Egemenlerin devleti; iktidarını koruma, tahkim etme ve sürdürme adına tüm zor araçlarını hiçbir ahlaki ölçüt tanımadan kullanır. Demokrasicilik oyunu yalnızca egemeni meşrulaştırmak için vardır. Türkiye’ de bugün halkın seçtiği belediyelere yönelik “saray memuru atama” eylemi de bu çerçeve içinde değerlendirilmelidir.

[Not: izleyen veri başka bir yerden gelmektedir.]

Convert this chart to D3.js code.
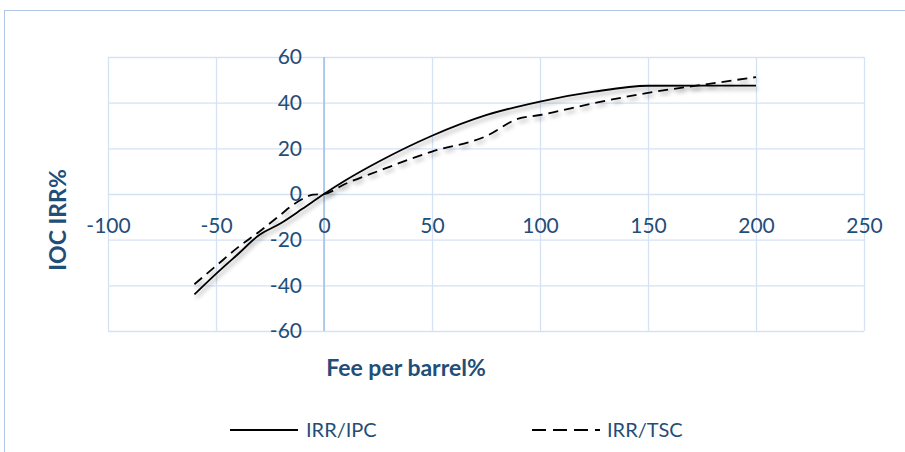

AKP-MHP faşist iktidarı için sandık, seçim, halk iradesi gibi kavramların hukuk, yasa, gibi yaptırımların hiçbir anlamı yoktur. Herhangi bir hak ve özgürlüğün “yasal” güvencesi olamaz. Kurallar belirlenir, oyun başlar ve oyun içerisinde tüm kurallar değişebilir. Golü atarsınız galip geldim zannedersiniz, çete başı kuralı değiştirir golü atan mağlup sayılır.

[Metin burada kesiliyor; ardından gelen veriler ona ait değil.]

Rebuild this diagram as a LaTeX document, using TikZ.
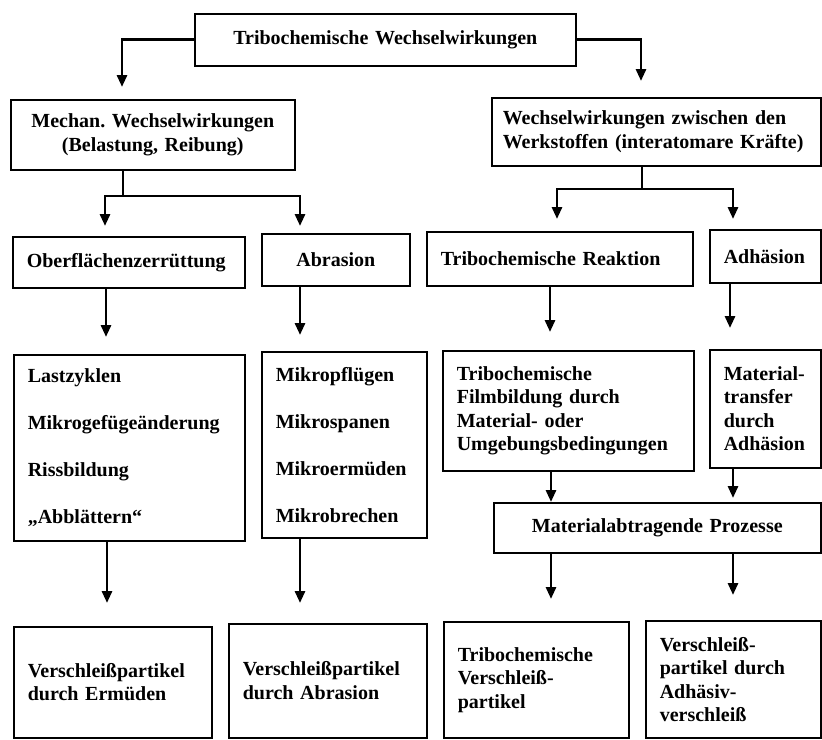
\documentclass[tikz,border=0pt]{standalone}
\usepackage{fontspec}
\setmainfont{Liberation Serif}
\usetikzlibrary{arrows.meta}
\frenchspacing

\begin{document}
\begin{tikzpicture}[x=1pt, y=-1pt, >={Triangle[length=12pt,width=10pt]}]
            \useasboundingbox (0,0) rectangle (822,739);
            \begin{scope}[every node/.style={draw,line width=1.6pt,anchor=north west,inner xsep=14pt,inner ysep=2pt,align=left,font=\bfseries\fontsize{20}{23.5}\selectfont}]
                \node[text width=353pt,minimum height=52pt,align=center] (tww) at (194,13) {Tribochemische Wechselwirkungen};
                \node[text width=256pt,minimum height=70pt,align=center] (mech) at (10,99) {Mechan. Wechselwirkungen\\(Belastung, Reibung)};
                \node[text width=307pt,inner xsep=11pt,minimum height=68pt] (werk) at (491,97) {Wechselwirkungen zwischen den\\Werkstoffen (interatomare Kräfte)};

                \node[text width=204pt,minimum height=51pt] (ober) at (12,236) {Oberflächenzerrüttung};
                \node[text width=120pt,minimum height=52pt,align=center] (abras) at (261,233) {Abrasion};
                \node[text width=238pt,minimum height=54pt] (reakt) at (426,231) {Tribochemische Reaktion};
                \node[text width=83pt,minimum height=53pt] (adh) at (709,229) {Adhäsion};

                \node[text width=203pt,minimum height=186pt] (last) at (13,354) {Lastzyklen\\[23.5pt]Mikrogefügeänderung\\[23.5pt]Rissbildung\\[23.5pt]„Abblättern“};
                \node[text width=137pt,minimum height=186pt] (mikro) at (261,351) {Mikropflügen\\[23.5pt]Mikrospanen\\[23.5pt]Mikroermüden\\[23.5pt]Mikrobrechen};
                \node[text width=223pt,minimum height=120pt] (film) at (442,350) {Tribochemische\\Filmbildung durch\\Material- oder\\Umgebungsbedingungen};
                \node[text width=83pt,minimum height=118pt] (trans) at (709,349) {Material-\\transfer\\durch\\Adhäsion};
                \node[text width=299pt,minimum height=50pt,align=center] (mat) at (493,502) {Materialabtragende Prozesse};

                \node[text width=170pt,minimum height=111pt] (v1) at (13,626) {Verschleißpartikel\\durch Ermüden};
                \node[text width=170pt,minimum height=114pt] (v2) at (228,623) {Verschleißpartikel\\durch Abrasion};
                \node[text width=157pt,minimum height=116pt] (v3) at (443,621) {Tribochemische\\Verschleiß-\\partikel};
                \node[text width=147pt,minimum height=117pt] (v4) at (645,620) {Verschleiß-\\partikel durch\\Adhäsiv-\\verschleiß};
            \end{scope}

            \begin{scope}[line width=2.8pt]
                \coordinate (mj) at (123,196);
                \coordinate (wj) at (642,189);

                \draw [->,shorten >=12pt] (tww.west) -| (mech.north -| 122,0);
                \draw [->,shorten >=16pt] (tww.east) -| (werk.north -| 641,0);

                \draw (mech.south -| mj) -- (mj);
                \draw [->,shorten >=10pt] (mj) -| (ober.north -| 105,0);
                \draw [->,shorten >=7pt] (mj) -| (abras.north -| 300,0);
                \draw (werk.south -| wj) -- (wj);
                \draw [->,shorten >=12pt] (wj) -| (reakt.north -| 557,0);
                \draw [->,shorten >=10pt] (wj) -| (adh.north -| 733,0);

                \draw [->,shorten >=17pt] (ober.south -| 106,0) -- (last.north -| 106,0);
                \draw [->,shorten >=16pt] (abras.south -| 300,0) -- (mikro.north -| 300,0);
                \draw [->,shorten >=18pt] (reakt.south -| 550,0) -- (film.north -| 550,0);
                \draw [->,shorten >=21pt] (adh.south -| 730,0) -- (trans.north -| 730,0);

                \draw [->] (film.south -| 551,0) -- (mat.north -| 551,0);
                \draw [->,shorten >=4pt] (trans.south -| 733,0) -- (mat.north -| 733,0);

                \draw [->,shorten >=23pt] (last.south -| 107,0) -- (v1.north -| 107,0);
                \draw [->,shorten >=20pt] (mikro.south -| 300,0) -- (v2.north -| 300,0);
                \draw [->,shorten >=22pt] (mat.south -| 551,0) -- (v3.north -| 551,0);
                \draw [->,shorten >=25pt] (mat.south -| 733,0) -- (v4.north -| 733,0);
            \end{scope}
\end{tikzpicture}
\end{document}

Elbette ki egemen istemediği/istediği sürece; -evrensel değerlerce onaylanmış, her türlü meşruiyete hatta yasallığa dayansa bile- her türlü muhalif eylemi/eylemleri terörize edebilir. Suçsuzluğunu, dürüstlüğünü, masum olduğunu, haklılığını kanıtlama şansın yoktur. Çünkü buna karar verecek bir mekanizma yoktur, olan mekanizmayı da “o” çalıştırır.

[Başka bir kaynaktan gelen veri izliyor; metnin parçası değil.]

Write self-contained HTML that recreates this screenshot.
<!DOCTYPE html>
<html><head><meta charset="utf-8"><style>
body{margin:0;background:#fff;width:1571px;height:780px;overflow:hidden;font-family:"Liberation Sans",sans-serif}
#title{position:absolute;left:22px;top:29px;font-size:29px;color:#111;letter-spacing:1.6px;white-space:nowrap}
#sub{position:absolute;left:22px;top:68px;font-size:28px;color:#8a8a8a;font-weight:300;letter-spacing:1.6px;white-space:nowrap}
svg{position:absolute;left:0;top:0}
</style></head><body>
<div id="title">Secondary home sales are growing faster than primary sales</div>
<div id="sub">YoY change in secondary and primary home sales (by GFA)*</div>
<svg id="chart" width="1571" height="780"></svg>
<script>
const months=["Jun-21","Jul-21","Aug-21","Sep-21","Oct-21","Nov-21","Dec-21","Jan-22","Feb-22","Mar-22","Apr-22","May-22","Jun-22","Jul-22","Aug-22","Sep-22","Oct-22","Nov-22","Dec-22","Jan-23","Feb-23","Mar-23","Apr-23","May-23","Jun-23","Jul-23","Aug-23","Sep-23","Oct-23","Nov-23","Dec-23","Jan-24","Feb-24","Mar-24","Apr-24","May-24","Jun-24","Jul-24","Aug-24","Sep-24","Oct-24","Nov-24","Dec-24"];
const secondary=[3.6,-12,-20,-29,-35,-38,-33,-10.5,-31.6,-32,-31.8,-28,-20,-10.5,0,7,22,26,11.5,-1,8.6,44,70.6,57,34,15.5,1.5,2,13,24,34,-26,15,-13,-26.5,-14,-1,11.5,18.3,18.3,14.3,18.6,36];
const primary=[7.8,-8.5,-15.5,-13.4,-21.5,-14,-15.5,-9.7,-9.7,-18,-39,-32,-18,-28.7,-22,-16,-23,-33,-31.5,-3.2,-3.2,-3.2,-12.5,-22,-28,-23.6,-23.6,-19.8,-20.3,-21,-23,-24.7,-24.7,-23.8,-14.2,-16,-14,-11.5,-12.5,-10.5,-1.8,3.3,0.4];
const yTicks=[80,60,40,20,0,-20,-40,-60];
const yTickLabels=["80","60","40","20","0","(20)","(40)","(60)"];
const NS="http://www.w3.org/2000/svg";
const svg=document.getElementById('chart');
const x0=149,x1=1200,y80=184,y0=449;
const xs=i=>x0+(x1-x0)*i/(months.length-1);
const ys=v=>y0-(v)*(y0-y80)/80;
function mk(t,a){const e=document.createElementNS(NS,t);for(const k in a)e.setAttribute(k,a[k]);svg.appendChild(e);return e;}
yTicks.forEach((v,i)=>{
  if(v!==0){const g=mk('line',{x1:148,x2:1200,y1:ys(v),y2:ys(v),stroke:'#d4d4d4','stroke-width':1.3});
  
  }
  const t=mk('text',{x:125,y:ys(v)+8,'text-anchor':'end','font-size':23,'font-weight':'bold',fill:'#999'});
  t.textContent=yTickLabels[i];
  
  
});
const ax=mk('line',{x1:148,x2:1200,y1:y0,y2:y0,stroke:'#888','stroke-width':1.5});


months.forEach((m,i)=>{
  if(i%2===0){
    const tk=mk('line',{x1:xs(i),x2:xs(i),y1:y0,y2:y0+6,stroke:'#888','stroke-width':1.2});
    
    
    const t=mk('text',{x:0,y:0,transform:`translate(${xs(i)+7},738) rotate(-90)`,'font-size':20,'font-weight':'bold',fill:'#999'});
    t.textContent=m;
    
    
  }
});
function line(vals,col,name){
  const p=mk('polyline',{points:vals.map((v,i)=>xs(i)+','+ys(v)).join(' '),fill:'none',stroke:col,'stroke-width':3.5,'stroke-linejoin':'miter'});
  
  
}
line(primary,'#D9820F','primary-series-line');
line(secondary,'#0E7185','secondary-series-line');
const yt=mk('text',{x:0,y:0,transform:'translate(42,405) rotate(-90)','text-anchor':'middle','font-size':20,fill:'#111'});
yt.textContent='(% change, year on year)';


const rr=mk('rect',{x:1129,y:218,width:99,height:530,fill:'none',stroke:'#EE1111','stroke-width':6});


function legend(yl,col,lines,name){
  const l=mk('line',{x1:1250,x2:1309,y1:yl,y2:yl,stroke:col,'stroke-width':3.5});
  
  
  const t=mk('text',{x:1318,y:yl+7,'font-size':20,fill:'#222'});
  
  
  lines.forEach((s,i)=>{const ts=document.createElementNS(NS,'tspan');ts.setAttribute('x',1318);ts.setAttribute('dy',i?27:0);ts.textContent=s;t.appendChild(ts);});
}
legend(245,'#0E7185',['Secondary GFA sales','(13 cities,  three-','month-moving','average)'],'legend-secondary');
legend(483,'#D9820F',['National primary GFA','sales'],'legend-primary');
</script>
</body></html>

Egemen; silahlı ve silahsız zor aygıtlarıyla (ordu-polis-yargı-diyanet-saray memurları-milis kuvvetler-yandaş yürütücüler…) demokrasi adına en küçük bir kırıntıya bile izin vermez. Bu izin vermeme durumunun hangi coğrafyaları, hangi boyutta ve ne vakit etkisi altına alacağı AKP-MHP faşist iktidarı ve onun çete başı açısından yalnızca bir zamanlama sorunudur. Bu nedenle öncelikle bu stratejiyi doğru çözümlemek ve ona göre taktik-politik bir tavır üretmek zorundasınız. AKP-MHP faşist iktidarı her türlü zor aygıtını kontrolünde tutuyor olmasına rağmen “kitle ruhu desteği” ve kendi anlayışı çerçevesinde kabul edilebilir bir “toplumsal meşruiyet” düşüncesinden henüz tam olarak uzaklaşmış değildir. Bu bağlamda varlığını ve varlığının devamını sandık ile sağlama-pekiştirme ve bunu en azından kendi çerçevesiyle -ki keyfine göre bu çerçeveyi de değiştirmekte- kabul ettirmenin önemli olduğunu iyi biliyor. Yakın bir tarihte gerçekleşecek erken/baskın seçimde AKP-MHP faşist bloğu “sandıktaki kurtuluşunu” Kürt düşmanı bir politika üzerinden inşa etmeye çabalıyor. Bu düşmanlığı hangi ölçüde yükseltebilirse o ölçüde kendisine bir biçimde oy vermiş tabanı pekiştirme ve kitleleri uyutma taktiğini uygulayabileceğini düşünüyor. Bu taktikle yalnızca Kürt halkının iradesini değil aynı zamanda o iradeyi tanımayan-ayrışan AKP-MHP karşıtı tüm güçlerin (AKP’li olmayan faşist, şoven, milliyetçi unsurlar) desteğini amaçlıyor.

Kayyum atama-saray memurlarını göreve getirme eylemleriyle demokratik yolun tıkandığı mesajını bizzat iktidar veriyor. Burası dikkat çekicidir ve özenle değerlendirilmelidir. Kürdistan’da Kürt halkına karşı yürütülen soykırım ve imha savaşını bir şekilde halk nezdinde bir bilgisayar algısıyla canlandırma, tarihsel dolduruş üzerinde yükselen milliyetçilikle şoven duyguları kamçılama ve bu savaştan devşirilecek hamaseti sandığa havale etme çabası göz ardı edilemez. Bu bağlamda öncelikle Kürt halkına yönelen soykırım ve imha savaşı tüm kirliliğiyle açıkça teşhir edilmeli, AKP-MHP çetesi karşıtlarının bu durumu “asgari demokratlık ölçüsü” olarak benimsemeleri sağlanmalı ve çetenin elindeki şoven-ırkçı argümanlar çürütülmelidir.

AKP-MHP çetesi; kendi zoruna karşı, taarruz-yani karşı zor harekete geçmediği sürece, her coğrafyada elini kolunu sallayarak egemenliğini pekiştirecek adımlar atmaya devam edecektir. Zorun tek alternatifi karşı zordur. Çünkü zor; bırakın oyunu bozmayı, istemediği hiçbir oyuna izin vermez. Savunma bile yapacaksan en iyi yol taarruzdur. Bu gerçeğin bilincinde adım adım karşı zor ağlarını örmek asıl kurtuluş yolu olacaktır.